= PROBLEM STATEMENT =
Below are records that hold pictures; write out only the lines from their start through the line with "import pandas as pd", exactly, and drop the pictures.

☆ ☆ ☆

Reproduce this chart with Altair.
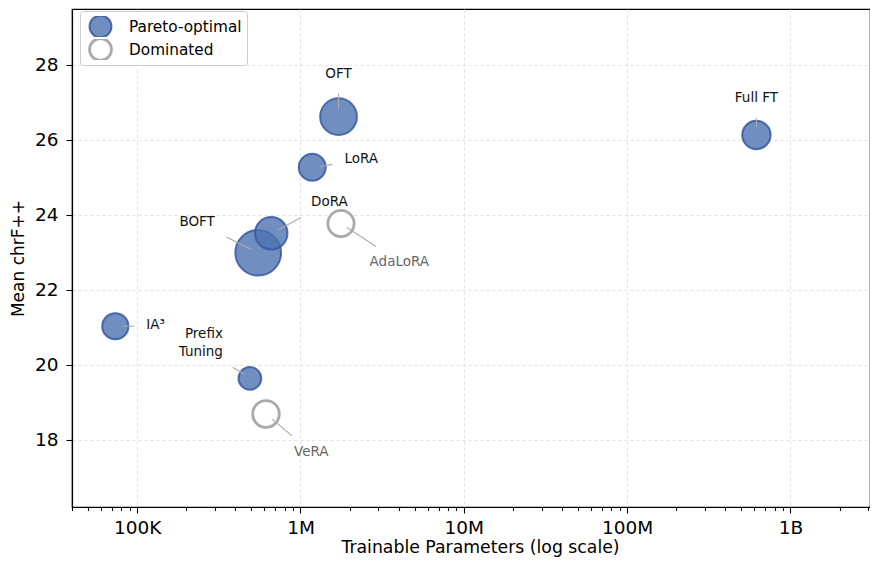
import math
import altair as alt
import pandas as pd

# ---------------- data ----------------
methods = ["IA³", "Prefix\nTuning", "VeRA", "BOFT", "DoRA", "AdaLoRA", "LoRA", "OFT", "Full FT"]
params = [73.5e3, 490e3, 615e3, 551e3, 662e3, 1.77e6, 1.18e6, 1.71e6, 619e6]
chrf = [21.03, 19.64, 18.69, 22.99, 23.51, 23.77, 25.27, 26.62, 26.13]
status = ["Pareto-optimal", "Pareto-optimal", "Dominated", "Pareto-optimal", "Pareto-optimal",
          "Dominated", "Pareto-optimal", "Pareto-optimal", "Pareto-optimal"]
bubble = [688, 515, 707, 2091, 1052, 688, 726, 1346, 804]

# annotation placement (pixel offsets from the point: label anchor, leader line start/end)
label_align = ["left", "right", "center", "center", "center", "center", "left", "center", "center"]
label_off = [(31, -1), (-27, -44), (45.3, 37.5), (-61.1, -31), (58.2, -31), (58.3, 38),
             (32.2, -8), (0, -42.5), (0, -37.5)]
line_off = [((7.5, 0), (19.2, 0)), ((-17.2, -11.2), (-5.5, -4.2)), ((6, 4.8), (26, 21.8)),
            ((-31.8, -15.8), (-6.5, -3.1)), ((7.3, -3.5), (29.7, -15.8)), ((6, 4), (35, 23)),
            ((7.2, -0.5), (19.9, -2.9)), ((0, -23), (0, -7.3)), ((0, -16.7), (0, -7.7))]

x_tick_labels = {100000: "100K", 1000000: "1M", 10000000: "10M", 100000000: "100M", 1000000000: "1B"}
y_ticks = [18, 20, 22, 24, 26, 28]

# ---------------- layout ----------------
W, H = 798, 498
X_DOM = [39900, 3.07e9]
Y_DOM = [16.21, 29.49]
PX_DEC = W / (math.log10(X_DOM[1]) - math.log10(X_DOM[0]))
PX_UNIT = H / (Y_DOM[1] - Y_DOM[0])


def shift(x, y, dx, dy):
    return x * 10 ** (dx / PX_DEC), y - dy / PX_UNIT


rows = []
for i, m in enumerate(methods):
    lx, ly = shift(params[i], chrf[i], *label_off[i])
    (a, b) = line_off[i]
    x1, y1 = shift(params[i], chrf[i], *a)
    x2, y2 = shift(params[i], chrf[i], *b)
    rows.append(dict(method=m, params=params[i], chrf=chrf[i], status=status[i], bubble=bubble[i],
                     align=label_align[i], lx=lx, ly=ly, x1=x1, y1=y1, x2=x2, y2=y2,
                     tcolor="#111111" if status[i] == "Pareto-optimal" else "#666666"))
df = pd.DataFrame(rows)

major = list(x_tick_labels.keys())
xvals = [m * 10 ** e for e in range(4, 10) for m in range(1, 10)
         if X_DOM[0] <= m * 10 ** e <= X_DOM[1]]
label_expr = " : ".join(f"datum.value == {k} ? '{v}'" for k, v in x_tick_labels.items()) + " : ''"
major_test = f"indexof({major}, datum.value) >= 0"

xscale = alt.Scale(type="log", domain=X_DOM, nice=False)
yscale = alt.Scale(domain=Y_DOM, nice=False, zero=False)

xaxis = alt.Axis(values=xvals, labelExpr=label_expr, title="Trainable Parameters (log scale)",
                 tickSize={"condition": {"test": major_test, "value": 6}, "value": 3.5},
                 gridOpacity={"condition": {"test": major_test, "value": 1}, "value": 0},
                 labelFontSize=18.5, titleFontSize=17.3, labelPadding=5, titlePadding=2,
                 titleX=408, labelFlush=False)
yaxis = alt.Axis(values=y_ticks, title="Mean chrF++", tickSize=6, labelFontSize=18.5,
                 titleFontSize=17, labelPadding=8, titlePadding=7)

base = alt.Chart(df)

points = base.mark_circle(opacity=1).encode(
    x=alt.X("params:Q", scale=xscale, axis=xaxis),
    y=alt.Y("chrf:Q", scale=yscale, axis=yaxis),
    size=alt.Size("bubble:Q", scale=None, legend=None),
    fill=alt.Fill("status:N", sort=["Pareto-optimal", "Dominated"],
                  scale=alt.Scale(domain=["Pareto-optimal", "Dominated"],
                                  range=["rgba(76,114,176,0.8)", "white"]),
                  legend=alt.Legend(title=None, orient="none", legendX=8, legendY=2,
                                    symbolType="circle", symbolSize=480, symbolStrokeWidth=2.5,
                                    labelFontSize=15.3, labelOffset=16, clipHeight=21,
                                    padding=5, symbolOffset=3,
                                    strokeColor="#cccccc", fillColor="rgba(255,255,255,0.85)",
                                    cornerRadius=3)),
    stroke=alt.Stroke("status:N", sort=["Pareto-optimal", "Dominated"],
                      scale=alt.Scale(domain=["Pareto-optimal", "Dominated"],
                                      range=["rgba(55,88,160,0.85)", "#aaaaaa"]),
                      legend=alt.Legend(title=None)),
    strokeWidth=alt.StrokeWidth("status:N", scale=alt.Scale(domain=["Pareto-optimal", "Dominated"],
                                                            range=[2, 2.8]), legend=None),
    order=alt.Order("idx:Q"),
).transform_window(idx="row_number()")

lines = base.mark_rule(color="#aaaaaa", strokeWidth=1.1).encode(
    x=alt.X("x1:Q", scale=xscale), y=alt.Y("y1:Q", scale=yscale),
    x2="x2:Q", y2="y2:Q")


def text_layer(al):
    return base.transform_filter(alt.datum.align == al).mark_text(
        align=al, baseline="middle", fontSize=13.5, lineBreak="\n", lineHeight=17.5
    ).encode(
        x=alt.X("lx:Q", scale=xscale), y=alt.Y("ly:Q", scale=yscale),
        text="method:N", color=alt.Color("tcolor:N", scale=None))


chart = alt.layer(points, lines, text_layer("left"), text_layer("center"), text_layer("right")).properties(
    width=W, height=H,
    autosize=alt.AutoSizeParams(type="none"),
    padding={"left": 64, "top": 1, "right": 0, "bottom": 52},
).configure(font="DejaVu Sans").configure_view(
    stroke="black", strokeWidth=1.2
).configure_axis(
    domainColor="black", domainWidth=1.2, tickColor="black", tickWidth=1.1,
    labelColor="black", titleColor="black", titleFontWeight="normal",
    gridColor="#d9d9d9", gridDash=[3, 3], gridWidth=0.8,
).configure_legend(labelColor="black")

chart.save("out.html", embed_options={"renderer": "svg", "actions": False})
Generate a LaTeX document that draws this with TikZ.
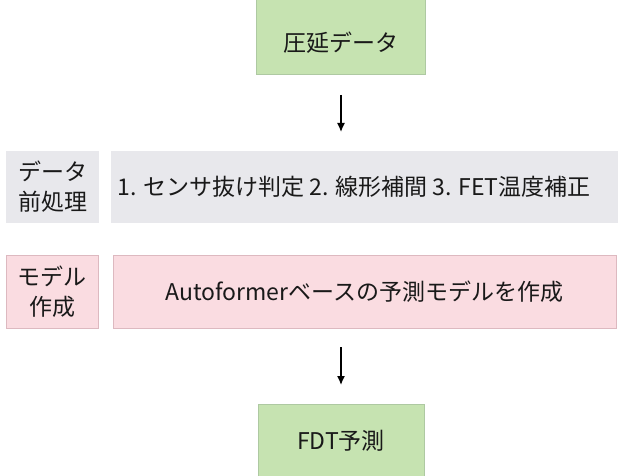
\documentclass[tikz,border=0pt]{standalone}
\usepackage{fontspec}
\setmainfont{Noto Sans CJK JP}
\usetikzlibrary{arrows.meta}
\definecolor{gfill}{HTML}{C6E3B1}
\definecolor{gdraw}{HTML}{AEC9A2}
\definecolor{sfill}{HTML}{E8E8EC}
\definecolor{pfill}{HTML}{FADCE1}
\definecolor{pdraw}{HTML}{DDB9C0}
\tikzset{
  greenbox/.style={draw=gdraw, fill=gfill, line width=0.8pt, inner sep=0pt},
  graybox/.style={draw=none, fill=sfill, inner sep=0pt},
  pinkbox/.style={draw=pdraw, fill=pfill, line width=0.8pt, inner sep=0pt},
  lbl/.style={font=\fontsize{23}{27}\selectfont, align=center, text=black!90},
  lbl2/.style={lbl, text width=90pt, font=\fontsize{23}{30}\selectfont},
  arr/.style={line width=1.4pt, -{Latex[length=9pt,width=8pt]}}
}
\begin{document}
\begin{tikzpicture}[x=1pt,y=-1pt]
\useasboundingbox (0,0) rectangle (618,476);
\node[greenbox, minimum width=169pt, minimum height=80pt] (top) at (340.5,34) {};
\node[lbl] (toptxt) at (341,43) {圧延データ};
\node[graybox, minimum width=93pt, minimum height=72pt] (pre) at (52.5,187) {};
\node[lbl2] (pretxt) at (pre) {データ\\前処理};
\node[graybox, minimum width=510pt, minimum height=72pt] (prebig) at (366,187) {};
\node[lbl] (prebigtxt) at (354,187) {1. センサ抜け判定 2. 線形補間 3. FET温度補正};
\node[pinkbox, minimum width=92pt, minimum height=73pt] (mod) at (52,291.5) {};
\node[lbl2] (modtxt) at (mod) {モデル\\作成};
\node[pinkbox, minimum width=503pt, minimum height=73pt] (modbig) at (364.5,291.5) {};
\node[lbl] (modbigtxt) at (modbig) {Autoformerベースの予測モデルを作成};
\node[greenbox, minimum width=166pt, minimum height=78pt] (fdt) at (341,443) {};
\node[lbl] (fdttxt) at (341,441) {FDT予測};
\coordinate (a1s) at (341,95);
\coordinate (a1e) at (341,132);
\coordinate (a2s) at (341,347);
\coordinate (a2e) at (341,385);
\draw[arr] (a1s) -- (a1e);
\draw[arr] (a2s) -- (a2e);
\end{tikzpicture}
\end{document}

☆ ☆ ☆

= FINAL ANSWER =
Reproduce this chart with Altair.
import math
import altair as alt
import pandas as pd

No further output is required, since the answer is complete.